■ WHAT YOU SHOULD DO
Line by line, reproduce exactly the beginning of the listing below, ending with the line that contains "from matplotlib.transforms import" and adding nothing.

■ SOURCE MATERIAL
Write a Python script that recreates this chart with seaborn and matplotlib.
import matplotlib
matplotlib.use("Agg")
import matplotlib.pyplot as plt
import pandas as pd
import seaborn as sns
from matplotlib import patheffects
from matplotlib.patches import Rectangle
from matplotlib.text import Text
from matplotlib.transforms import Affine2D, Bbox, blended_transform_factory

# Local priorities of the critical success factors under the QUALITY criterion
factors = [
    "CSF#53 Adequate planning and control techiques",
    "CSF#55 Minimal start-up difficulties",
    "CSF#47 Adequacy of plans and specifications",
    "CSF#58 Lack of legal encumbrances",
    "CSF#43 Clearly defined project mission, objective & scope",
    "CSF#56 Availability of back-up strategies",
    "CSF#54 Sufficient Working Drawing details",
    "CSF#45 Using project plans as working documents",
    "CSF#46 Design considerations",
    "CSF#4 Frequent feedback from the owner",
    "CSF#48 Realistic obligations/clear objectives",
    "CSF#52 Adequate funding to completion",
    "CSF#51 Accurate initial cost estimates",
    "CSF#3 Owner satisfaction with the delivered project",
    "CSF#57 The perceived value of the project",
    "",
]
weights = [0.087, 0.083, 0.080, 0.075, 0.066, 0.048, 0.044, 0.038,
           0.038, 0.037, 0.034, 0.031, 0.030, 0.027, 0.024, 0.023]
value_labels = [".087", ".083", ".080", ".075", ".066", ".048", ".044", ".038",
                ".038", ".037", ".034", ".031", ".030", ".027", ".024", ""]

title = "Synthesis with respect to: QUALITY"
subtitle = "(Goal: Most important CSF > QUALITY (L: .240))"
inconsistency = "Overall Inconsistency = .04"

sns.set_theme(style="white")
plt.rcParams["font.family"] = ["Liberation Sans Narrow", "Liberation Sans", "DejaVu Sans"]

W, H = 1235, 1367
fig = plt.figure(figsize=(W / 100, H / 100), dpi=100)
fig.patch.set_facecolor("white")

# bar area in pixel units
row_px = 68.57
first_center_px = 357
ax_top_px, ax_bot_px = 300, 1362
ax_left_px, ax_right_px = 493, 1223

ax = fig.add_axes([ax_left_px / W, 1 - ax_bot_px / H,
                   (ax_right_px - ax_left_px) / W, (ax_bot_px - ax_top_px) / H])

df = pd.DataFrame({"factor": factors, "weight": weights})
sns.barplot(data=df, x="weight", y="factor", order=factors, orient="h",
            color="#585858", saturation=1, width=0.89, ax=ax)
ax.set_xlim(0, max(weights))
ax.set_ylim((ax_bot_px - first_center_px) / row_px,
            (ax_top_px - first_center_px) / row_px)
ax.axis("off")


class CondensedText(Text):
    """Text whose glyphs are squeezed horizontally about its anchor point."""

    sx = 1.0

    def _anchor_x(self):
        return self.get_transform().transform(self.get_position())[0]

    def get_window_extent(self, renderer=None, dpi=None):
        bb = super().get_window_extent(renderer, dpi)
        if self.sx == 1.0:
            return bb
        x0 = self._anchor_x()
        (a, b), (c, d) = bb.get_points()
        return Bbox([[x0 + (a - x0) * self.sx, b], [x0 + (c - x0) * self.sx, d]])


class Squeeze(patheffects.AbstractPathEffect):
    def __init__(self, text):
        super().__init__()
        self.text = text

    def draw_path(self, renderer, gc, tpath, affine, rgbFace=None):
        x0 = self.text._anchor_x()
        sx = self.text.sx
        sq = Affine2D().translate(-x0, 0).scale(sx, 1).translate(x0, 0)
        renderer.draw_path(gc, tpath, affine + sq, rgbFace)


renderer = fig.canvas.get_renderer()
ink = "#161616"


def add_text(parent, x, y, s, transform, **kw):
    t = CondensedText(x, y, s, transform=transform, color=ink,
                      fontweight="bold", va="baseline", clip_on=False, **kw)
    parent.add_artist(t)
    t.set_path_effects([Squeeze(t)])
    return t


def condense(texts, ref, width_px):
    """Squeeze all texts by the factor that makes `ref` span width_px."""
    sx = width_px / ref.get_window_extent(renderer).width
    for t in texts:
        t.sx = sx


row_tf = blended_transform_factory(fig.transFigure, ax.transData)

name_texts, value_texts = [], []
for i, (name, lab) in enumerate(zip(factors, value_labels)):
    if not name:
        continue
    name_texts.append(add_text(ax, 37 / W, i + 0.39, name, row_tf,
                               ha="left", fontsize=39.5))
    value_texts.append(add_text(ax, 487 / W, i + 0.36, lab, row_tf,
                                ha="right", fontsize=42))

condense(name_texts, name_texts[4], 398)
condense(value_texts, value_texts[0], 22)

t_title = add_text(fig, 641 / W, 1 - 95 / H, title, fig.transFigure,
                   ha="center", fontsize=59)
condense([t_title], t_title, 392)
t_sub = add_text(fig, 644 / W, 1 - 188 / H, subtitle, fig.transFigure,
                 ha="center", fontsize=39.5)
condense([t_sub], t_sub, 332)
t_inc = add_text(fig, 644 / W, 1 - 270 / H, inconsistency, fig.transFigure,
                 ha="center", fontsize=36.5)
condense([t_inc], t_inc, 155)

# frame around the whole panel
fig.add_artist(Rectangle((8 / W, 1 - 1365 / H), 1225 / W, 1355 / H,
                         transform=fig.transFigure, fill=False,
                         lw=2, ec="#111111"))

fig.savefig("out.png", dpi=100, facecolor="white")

■ EXERCISE RESPONSE
Write a Python script that recreates this chart with seaborn and matplotlib.
import matplotlib
matplotlib.use("Agg")
import matplotlib.pyplot as plt
import pandas as pd
import seaborn as sns
from matplotlib import patheffects
from matplotlib.patches import Rectangle
from matplotlib.text import Text
from matplotlib.transforms import Affine2D, Bbox, blended_transform_factory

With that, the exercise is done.